(SUPPLIED DATA):
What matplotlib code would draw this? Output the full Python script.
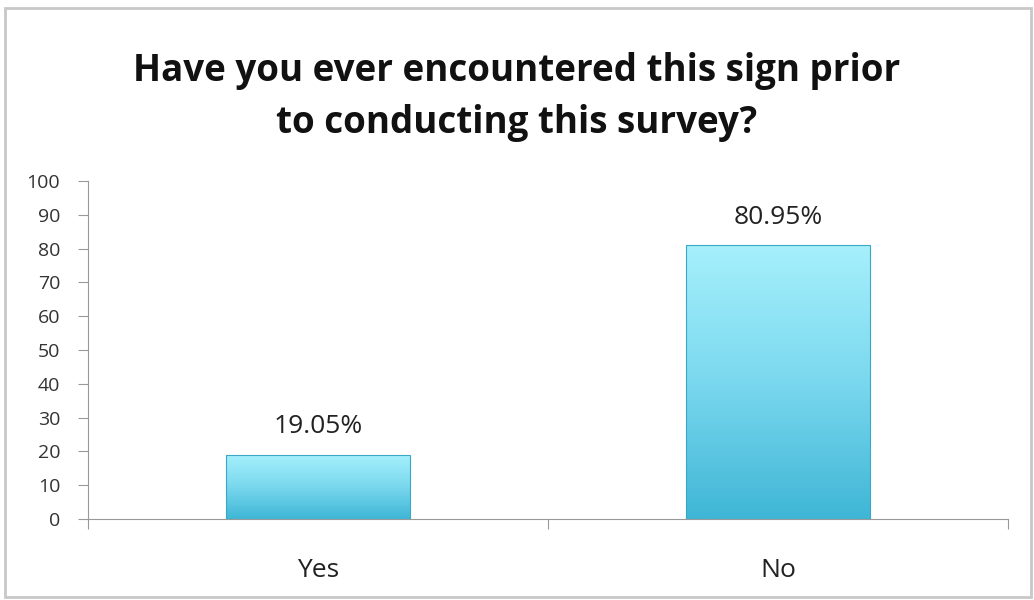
import numpy as np
import matplotlib.pyplot as plt
from matplotlib.colors import LinearSegmentedColormap
from matplotlib.patches import Rectangle

categories = ['Yes', 'No']
values = [19.05, 80.95]
labels = ['19.05%', '80.95%']
yticks = list(range(0, 101, 10))

plt.rcParams['font.family'] = ['Open Sans', 'DejaVu Sans']

fig = plt.figure(figsize=(10.34, 6), dpi=100)
ax = fig.add_axes([88/1034, 1-519/600, 920/1034, 338/600])

# outer frame of the chart
fig.patches.append(Rectangle((5/1034, 3/600), 1026/1034, 589/600, transform=fig.transFigure,
                             fill=False, edgecolor='#c8c8c8', linewidth=2))

x = np.arange(len(categories))
bars = ax.bar(x, values, width=0.4, color='none', edgecolor='#3aa8c4', linewidth=0.8, zorder=3)

cmap = LinearSegmentedColormap.from_list('bar', ['#3fb6d6', '#7ad8ee', '#a6f0fc'])
grad = np.linspace(0, 1, 256).reshape(-1, 1)
for b in bars:
    bx, by = b.get_x(), b.get_y()
    w, h = b.get_width(), b.get_height()
    im = ax.imshow(grad, cmap=cmap, origin='lower', aspect='auto',
                   extent=[bx, bx + w, by, by + h], zorder=2)
    im.set_clip_path(b)

for xi, v, lab in zip(x, values, labels):
    ax.annotate(lab, (xi, v), xytext=(0, 11), textcoords='offset points',
                ha='center', va='bottom', fontsize=19, color='#222222')

ax.set_xlim(-0.5, 1.5)
ax.set_ylim(0, 100)
ax.set_yticks(yticks)
ax.set_xticks([-0.5, 0.5, 1.5])
ax.set_xticklabels([])
ax.set_xticks(x, minor=True)
ax.set_xticklabels(categories, minor=True, fontsize=19, color='#222222')
ax.tick_params(axis='x', which='minor', length=0, pad=28)
ax.tick_params(axis='x', which='major', length=7, color='#999999', direction='out')
ax.tick_params(axis='y', length=7, color='#999999', labelsize=14, labelcolor='#333333', pad=13)
for s in ['top', 'right']:
    ax.spines[s].set_visible(False)
for s in ['left', 'bottom']:
    ax.spines[s].set_color('#999999')

fig.text(0.5, 1 - 97/600, 'Have you ever encountered this sign prior\nto conducting this survey?',
         ha='center', va='center', fontsize=26.5, fontweight='bold', color='#111111', linespacing=1.45)

fig.savefig('out.png', dpi=100)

(GIVEN TASK): Pictures are to be left out; repeat all the remaining data exactly.

(RESPONSE TO THIS EXERCISE):
What matplotlib code would draw this? Output the full Python script.
import numpy as np
import matplotlib.pyplot as plt
from matplotlib.colors import LinearSegmentedColormap
from matplotlib.patches import Rectangle

categories = ['Yes', 'No']
values = [19.05, 80.95]
labels = ['19.05%', '80.95%']
yticks = list(range(0, 101, 10))

plt.rcParams['font.family'] = ['Open Sans', 'DejaVu Sans']

fig = plt.figure(figsize=(10.34, 6), dpi=100)
ax = fig.add_axes([88/1034, 1-519/600, 920/1034, 338/600])

# outer frame of the chart
fig.patches.append(Rectangle((5/1034, 3/600), 1026/1034, 589/600, transform=fig.transFigure,
                             fill=False, edgecolor='#c8c8c8', linewidth=2))

x = np.arange(len(categories))
bars = ax.bar(x, values, width=0.4, color='none', edgecolor='#3aa8c4', linewidth=0.8, zorder=3)

cmap = LinearSegmentedColormap.from_list('bar', ['#3fb6d6', '#7ad8ee', '#a6f0fc'])
grad = np.linspace(0, 1, 256).reshape(-1, 1)
for b in bars:
    bx, by = b.get_x(), b.get_y()
    w, h = b.get_width(), b.get_height()
    im = ax.imshow(grad, cmap=cmap, origin='lower', aspect='auto',
                   extent=[bx, bx + w, by, by + h], zorder=2)
    im.set_clip_path(b)

for xi, v, lab in zip(x, values, labels):
    ax.annotate(lab, (xi, v), xytext=(0, 11), textcoords='offset points',
                ha='center', va='bottom', fontsize=19, color='#222222')

ax.set_xlim(-0.5, 1.5)
ax.set_ylim(0, 100)
ax.set_yticks(yticks)
ax.set_xticks([-0.5, 0.5, 1.5])
ax.set_xticklabels([])
ax.set_xticks(x, minor=True)
ax.set_xticklabels(categories, minor=True, fontsize=19, color='#222222')
ax.tick_params(axis='x', which='minor', length=0, pad=28)
ax.tick_params(axis='x', which='major', length=7, color='#999999', direction='out')
ax.tick_params(axis='y', length=7, color='#999999', labelsize=14, labelcolor='#333333', pad=13)
for s in ['top', 'right']:
    ax.spines[s].set_visible(False)
for s in ['left', 'bottom']:
    ax.spines[s].set_color('#999999')

fig.text(0.5, 1 - 97/600, 'Have you ever encountered this sign prior\nto conducting this survey?',
         ha='center', va='center', fontsize=26.5, fontweight='bold', color='#111111', linespacing=1.45)

fig.savefig('out.png', dpi=100)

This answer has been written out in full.